─── DATASET EXTRACT ───

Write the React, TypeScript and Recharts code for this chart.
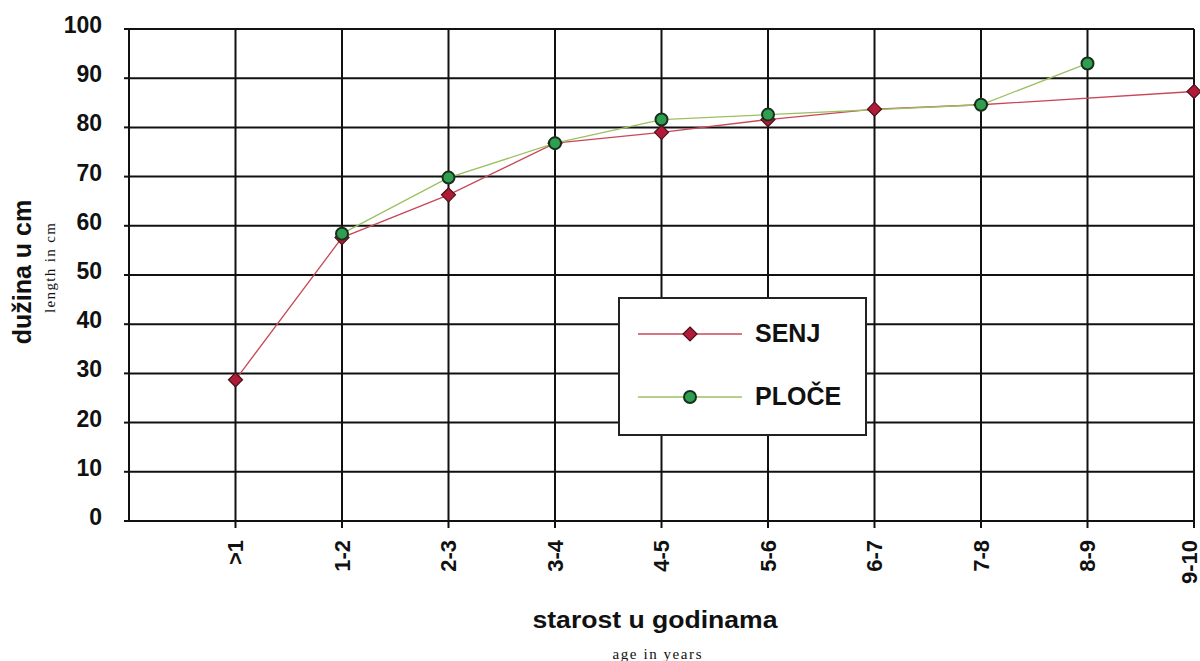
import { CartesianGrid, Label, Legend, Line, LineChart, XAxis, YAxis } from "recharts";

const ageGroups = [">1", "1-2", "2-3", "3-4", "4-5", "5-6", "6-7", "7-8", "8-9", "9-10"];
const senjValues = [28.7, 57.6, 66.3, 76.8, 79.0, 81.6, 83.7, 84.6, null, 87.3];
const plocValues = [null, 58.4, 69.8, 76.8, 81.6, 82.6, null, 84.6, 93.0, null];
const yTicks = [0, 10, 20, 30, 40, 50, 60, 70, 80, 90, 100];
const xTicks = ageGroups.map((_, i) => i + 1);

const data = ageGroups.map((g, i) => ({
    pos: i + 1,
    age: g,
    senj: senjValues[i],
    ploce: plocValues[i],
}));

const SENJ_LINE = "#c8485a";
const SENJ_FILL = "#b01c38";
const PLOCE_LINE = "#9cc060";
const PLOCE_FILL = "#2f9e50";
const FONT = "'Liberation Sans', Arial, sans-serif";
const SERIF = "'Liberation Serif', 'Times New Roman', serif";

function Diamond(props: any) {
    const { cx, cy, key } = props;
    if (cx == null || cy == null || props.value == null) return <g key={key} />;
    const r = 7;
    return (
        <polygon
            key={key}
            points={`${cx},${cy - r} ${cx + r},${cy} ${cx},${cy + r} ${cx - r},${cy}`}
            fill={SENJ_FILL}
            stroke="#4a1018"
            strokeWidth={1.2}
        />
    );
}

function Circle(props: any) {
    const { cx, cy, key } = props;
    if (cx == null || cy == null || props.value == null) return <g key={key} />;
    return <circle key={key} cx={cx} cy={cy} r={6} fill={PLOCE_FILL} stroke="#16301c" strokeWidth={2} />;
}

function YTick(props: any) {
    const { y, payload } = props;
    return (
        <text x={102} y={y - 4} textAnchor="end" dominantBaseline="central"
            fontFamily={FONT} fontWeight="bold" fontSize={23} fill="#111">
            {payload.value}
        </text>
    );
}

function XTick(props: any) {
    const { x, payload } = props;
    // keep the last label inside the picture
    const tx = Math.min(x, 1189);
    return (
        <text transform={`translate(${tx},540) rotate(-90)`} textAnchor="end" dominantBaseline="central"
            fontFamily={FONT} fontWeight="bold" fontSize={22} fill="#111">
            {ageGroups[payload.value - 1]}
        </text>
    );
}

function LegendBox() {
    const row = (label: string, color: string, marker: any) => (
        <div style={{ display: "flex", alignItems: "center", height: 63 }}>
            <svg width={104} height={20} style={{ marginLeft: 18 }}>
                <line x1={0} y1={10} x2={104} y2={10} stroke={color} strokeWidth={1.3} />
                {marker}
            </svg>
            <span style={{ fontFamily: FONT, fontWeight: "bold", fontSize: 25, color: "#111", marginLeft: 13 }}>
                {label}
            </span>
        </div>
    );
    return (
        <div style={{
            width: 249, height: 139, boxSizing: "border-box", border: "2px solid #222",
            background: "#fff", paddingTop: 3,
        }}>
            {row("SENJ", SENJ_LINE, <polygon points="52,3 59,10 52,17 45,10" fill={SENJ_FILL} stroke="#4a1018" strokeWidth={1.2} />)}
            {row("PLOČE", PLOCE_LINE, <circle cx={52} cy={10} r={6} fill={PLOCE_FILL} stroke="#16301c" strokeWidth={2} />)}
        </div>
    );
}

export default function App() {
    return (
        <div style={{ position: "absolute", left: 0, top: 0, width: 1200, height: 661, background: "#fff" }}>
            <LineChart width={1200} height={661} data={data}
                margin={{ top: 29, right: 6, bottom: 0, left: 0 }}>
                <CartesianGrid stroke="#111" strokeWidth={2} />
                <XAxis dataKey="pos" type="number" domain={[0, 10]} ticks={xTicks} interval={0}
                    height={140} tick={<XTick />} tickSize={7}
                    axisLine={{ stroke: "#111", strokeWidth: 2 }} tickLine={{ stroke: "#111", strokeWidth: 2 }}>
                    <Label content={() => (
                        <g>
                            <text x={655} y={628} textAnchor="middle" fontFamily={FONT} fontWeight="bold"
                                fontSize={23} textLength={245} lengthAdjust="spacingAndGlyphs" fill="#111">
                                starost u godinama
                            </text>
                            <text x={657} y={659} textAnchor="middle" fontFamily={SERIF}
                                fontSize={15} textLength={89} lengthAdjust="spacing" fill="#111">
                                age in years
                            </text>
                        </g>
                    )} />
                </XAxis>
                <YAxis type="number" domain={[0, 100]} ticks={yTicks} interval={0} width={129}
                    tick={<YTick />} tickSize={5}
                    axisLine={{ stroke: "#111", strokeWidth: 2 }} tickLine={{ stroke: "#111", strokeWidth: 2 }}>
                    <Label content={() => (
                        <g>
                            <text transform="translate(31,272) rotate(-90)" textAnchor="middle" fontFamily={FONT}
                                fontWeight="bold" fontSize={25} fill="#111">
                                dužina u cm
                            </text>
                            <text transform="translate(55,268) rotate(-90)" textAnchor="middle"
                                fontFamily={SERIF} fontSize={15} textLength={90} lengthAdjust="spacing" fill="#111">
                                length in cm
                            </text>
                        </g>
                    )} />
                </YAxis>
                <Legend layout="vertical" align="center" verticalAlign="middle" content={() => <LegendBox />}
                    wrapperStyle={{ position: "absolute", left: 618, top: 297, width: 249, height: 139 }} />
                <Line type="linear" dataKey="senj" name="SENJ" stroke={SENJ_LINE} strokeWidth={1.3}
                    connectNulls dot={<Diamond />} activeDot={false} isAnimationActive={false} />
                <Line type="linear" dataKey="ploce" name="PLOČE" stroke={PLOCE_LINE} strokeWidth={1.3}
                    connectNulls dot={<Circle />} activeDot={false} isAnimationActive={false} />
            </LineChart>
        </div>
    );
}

───

Set down all the data again exactly as above, pictures excluded.

Write the React, TypeScript and Recharts code for this chart.
import { CartesianGrid, Label, Legend, Line, LineChart, XAxis, YAxis } from "recharts";

const ageGroups = [">1", "1-2", "2-3", "3-4", "4-5", "5-6", "6-7", "7-8", "8-9", "9-10"];
const senjValues = [28.7, 57.6, 66.3, 76.8, 79.0, 81.6, 83.7, 84.6, null, 87.3];
const plocValues = [null, 58.4, 69.8, 76.8, 81.6, 82.6, null, 84.6, 93.0, null];
const yTicks = [0, 10, 20, 30, 40, 50, 60, 70, 80, 90, 100];
const xTicks = ageGroups.map((_, i) => i + 1);

const data = ageGroups.map((g, i) => ({
    pos: i + 1,
    age: g,
    senj: senjValues[i],
    ploce: plocValues[i],
}));

const SENJ_LINE = "#c8485a";
const SENJ_FILL = "#b01c38";
const PLOCE_LINE = "#9cc060";
const PLOCE_FILL = "#2f9e50";
const FONT = "'Liberation Sans', Arial, sans-serif";
const SERIF = "'Liberation Serif', 'Times New Roman', serif";

function Diamond(props: any) {
    const { cx, cy, key } = props;
    if (cx == null || cy == null || props.value == null) return <g key={key} />;
    const r = 7;
    return (
        <polygon
            key={key}
            points={`${cx},${cy - r} ${cx + r},${cy} ${cx},${cy + r} ${cx - r},${cy}`}
            fill={SENJ_FILL}
            stroke="#4a1018"
            strokeWidth={1.2}
        />
    );
}

function Circle(props: any) {
    const { cx, cy, key } = props;
    if (cx == null || cy == null || props.value == null) return <g key={key} />;
    return <circle key={key} cx={cx} cy={cy} r={6} fill={PLOCE_FILL} stroke="#16301c" strokeWidth={2} />;
}

function YTick(props: any) {
    const { y, payload } = props;
    return (
        <text x={102} y={y - 4} textAnchor="end" dominantBaseline="central"
            fontFamily={FONT} fontWeight="bold" fontSize={23} fill="#111">
            {payload.value}
        </text>
    );
}

function XTick(props: any) {
    const { x, payload } = props;
    // keep the last label inside the picture
    const tx = Math.min(x, 1189);
    return (
        <text transform={`translate(${tx},540) rotate(-90)`} textAnchor="end" dominantBaseline="central"
            fontFamily={FONT} fontWeight="bold" fontSize={22} fill="#111">
            {ageGroups[payload.value - 1]}
        </text>
    );
}

function LegendBox() {
    const row = (label: string, color: string, marker: any) => (
        <div style={{ display: "flex", alignItems: "center", height: 63 }}>
            <svg width={104} height={20} style={{ marginLeft: 18 }}>
                <line x1={0} y1={10} x2={104} y2={10} stroke={color} strokeWidth={1.3} />
                {marker}
            </svg>
            <span style={{ fontFamily: FONT, fontWeight: "bold", fontSize: 25, color: "#111", marginLeft: 13 }}>
                {label}
            </span>
        </div>
    );
    return (
        <div style={{
            width: 249, height: 139, boxSizing: "border-box", border: "2px solid #222",
            background: "#fff", paddingTop: 3,
        }}>
            {row("SENJ", SENJ_LINE, <polygon points="52,3 59,10 52,17 45,10" fill={SENJ_FILL} stroke="#4a1018" strokeWidth={1.2} />)}
            {row("PLOČE", PLOCE_LINE, <circle cx={52} cy={10} r={6} fill={PLOCE_FILL} stroke="#16301c" strokeWidth={2} />)}
        </div>
    );
}

export default function App() {
    return (
        <div style={{ position: "absolute", left: 0, top: 0, width: 1200, height: 661, background: "#fff" }}>
            <LineChart width={1200} height={661} data={data}
                margin={{ top: 29, right: 6, bottom: 0, left: 0 }}>
                <CartesianGrid stroke="#111" strokeWidth={2} />
                <XAxis dataKey="pos" type="number" domain={[0, 10]} ticks={xTicks} interval={0}
                    height={140} tick={<XTick />} tickSize={7}
                    axisLine={{ stroke: "#111", strokeWidth: 2 }} tickLine={{ stroke: "#111", strokeWidth: 2 }}>
                    <Label content={() => (
                        <g>
                            <text x={655} y={628} textAnchor="middle" fontFamily={FONT} fontWeight="bold"
                                fontSize={23} textLength={245} lengthAdjust="spacingAndGlyphs" fill="#111">
                                starost u godinama
                            </text>
                            <text x={657} y={659} textAnchor="middle" fontFamily={SERIF}
                                fontSize={15} textLength={89} lengthAdjust="spacing" fill="#111">
                                age in years
                            </text>
                        </g>
                    )} />
                </XAxis>
                <YAxis type="number" domain={[0, 100]} ticks={yTicks} interval={0} width={129}
                    tick={<YTick />} tickSize={5}
                    axisLine={{ stroke: "#111", strokeWidth: 2 }} tickLine={{ stroke: "#111", strokeWidth: 2 }}>
                    <Label content={() => (
                        <g>
                            <text transform="translate(31,272) rotate(-90)" textAnchor="middle" fontFamily={FONT}
                                fontWeight="bold" fontSize={25} fill="#111">
                                dužina u cm
                            </text>
                            <text transform="translate(55,268) rotate(-90)" textAnchor="middle"
                                fontFamily={SERIF} fontSize={15} textLength={90} lengthAdjust="spacing" fill="#111">
                                length in cm
                            </text>
                        </g>
                    )} />
                </YAxis>
                <Legend layout="vertical" align="center" verticalAlign="middle" content={() => <LegendBox />}
                    wrapperStyle={{ position: "absolute", left: 618, top: 297, width: 249, height: 139 }} />
                <Line type="linear" dataKey="senj" name="SENJ" stroke={SENJ_LINE} strokeWidth={1.3}
                    connectNulls dot={<Diamond />} activeDot={false} isAnimationActive={false} />
                <Line type="linear" dataKey="ploce" name="PLOČE" stroke={PLOCE_LINE} strokeWidth={1.3}
                    connectNulls dot={<Circle />} activeDot={false} isAnimationActive={false} />
            </LineChart>
        </div>
    );
}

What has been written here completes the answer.